The topic of gender in the workplace has dominated the headlines over the last couple of years, including #MeToo and the row over equal pay at the BBC. This has made many businesses and organisations take a long hard look at themselves and how they perform in respect to gender equality.
At times like this employers often think about gender and how it relates to discrimination within the workplace. I’ve have had HR directors say to me, “Mike, it would be nice if there are a few more female candidates” on the shortlist for this treasury position.
In the past I have tried to avoid commenting on the subject of recruiting women within the treasury profession. Why? Because to me my job is to put the best candidate in front of my client. Male, female, caucasian, black, partially sighted, physically disabled, whatever and whoever they are, if they are a great treasury person then I will represent them. I believe I shouldn’t positively or negatively discriminate. My job is to find the best treasury talent available within the market at a given moment.
On a personal level, I am a very proud father of two daughters and two sons, I want my children to be measured upon their individual merits as uniquely talented individuals not their gender. However, I am a realist and I know that the treasury profession can prove a challenging environment for women. There are still some dinosaurs out there who when they interview a female candidate they question whether they might leave to have children in a few years’ time and will they have to find someone to cover their maternity leave? Or will they need to replace them?
On a personal level, I believe employers need to consider that women returning to work after having a child need to be supported.
I know of men in treasury roles who have had much more sympathetic treatment and dispensation when returning from illness or injury than many women going back after maternity leave.
“Flexible Working Made My Treasury Career”
Thankfully there are progressive employers out there who do value women in the workforce – whether full time, part time, working flexibility or gradually returning to work.
I had a chat with a Treasurer from a FTSE100 company who took time out of her day to talk to me about flexible working and the positive culture that made her company attractive to women in senior roles.
“The success of my career has been achievable because I’ve been able to work flexibly. If I hadn’t I wouldn’t be here now, because I wouldn’t have been able to make it work.”
When considering the Treasurer role, her first concern was the location of head office. Nearly 100 miles from where she lives, this was a potential deal-breaker.

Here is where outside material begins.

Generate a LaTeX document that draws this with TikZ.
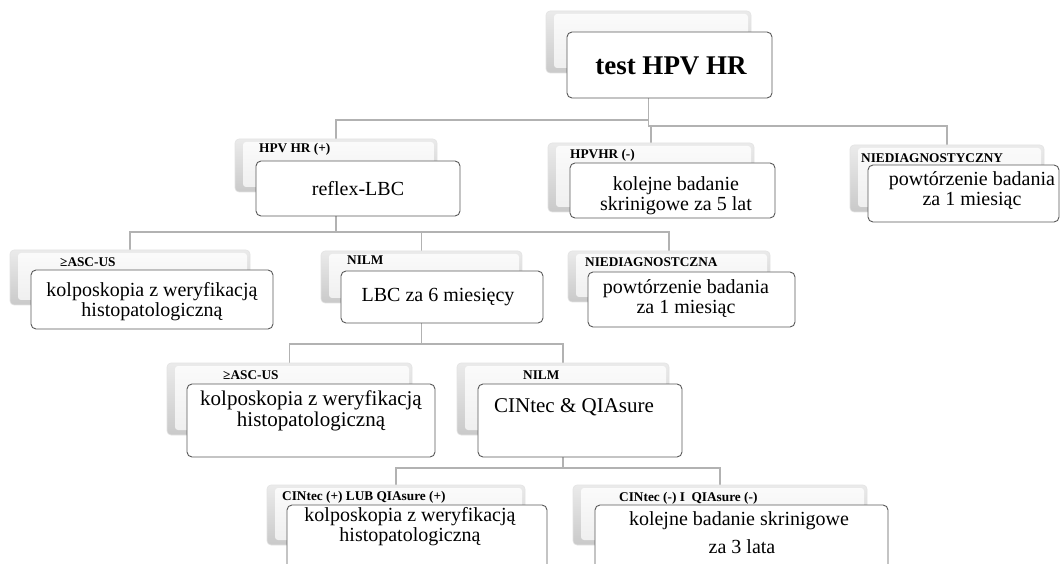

“Originally, I wasn’t going to go for the interview because of the location of head office, and I wasn’t prepared to do a daily commute. I only agreed to go to the interview if they could accommodate a flexible approach.”
Fortunately, her employer and the senior leadership team do not have a culture of presenteeism. In fact, they are hugely supportive of part time and flexible working for everyone, for all circumstances.
Perhaps in part because of the demographics of their staff across the whole of the group.
“In my first interview we talked about flexible working and their approach to it, and how we could structure the role to allow me to work from home and from their London office as well as the head office. I wanted to establish that the employer truly embraced flexible working, that they were not just paying lip service to it, and the good news was they really are. My working week typically involves two or three days at HQ where I stay over to avoid the commute, a day or two in the London office and one day working from home.”
“I’ve certainly had some lucky breaks along the way, bosses who really understood the value of enabling people to work part time or remotely. That this allowed them to tap in to a workforce that is productive, professional and committed to an employer that is willing to consider and support their work-life balance.”
“However, whilst you could say I was ‘lucky’, surely now, with the connectivity we all have, this should be the norm. There are highly talented people who do fantastic work, of all genders, who need flexibility if they are to manage their family commitments alongside a full-on role. It’s certainly a guiding principle for me with my team.”
It’s not just women who want flexibility but men too. However, generally it is women returning to work after maternity leave or women who need to care for ageing relatives that get the short straw.
As a very real example, I am pleased to say Laura White, our Operations Director is returning to the Treasury Recruitment Company after a one-year maternity leave, congratulations go out to both her husband Adam, son Jacob and Laura too.
She has been sorely missed by all of us but as she returns to work, she needs more flexibility in terms of her working routine to accommodate childcare and as a business we have worked hard to align her role with her new status and responsibilities as a parent, and the company’s requirements.
We want to support her, so she feels her return to work is a positive one. Being flexible and acknowledging that if I want to keep talented staff, we need to be open to flexible working arrangements.
My advice for companies seeking to recruit the top treasury talent in today’s market is that you need to be more agile in your attitudes to work. Companies who embrace the idea of more flexible working and support those who need a more constructive work-life balance, gain happier treasury teams. In turn, this will provide a return on investment through increased levels of loyalty and overall productivity.
Which of my Treasurers wouldn’t want a happy treasury team to work with every day?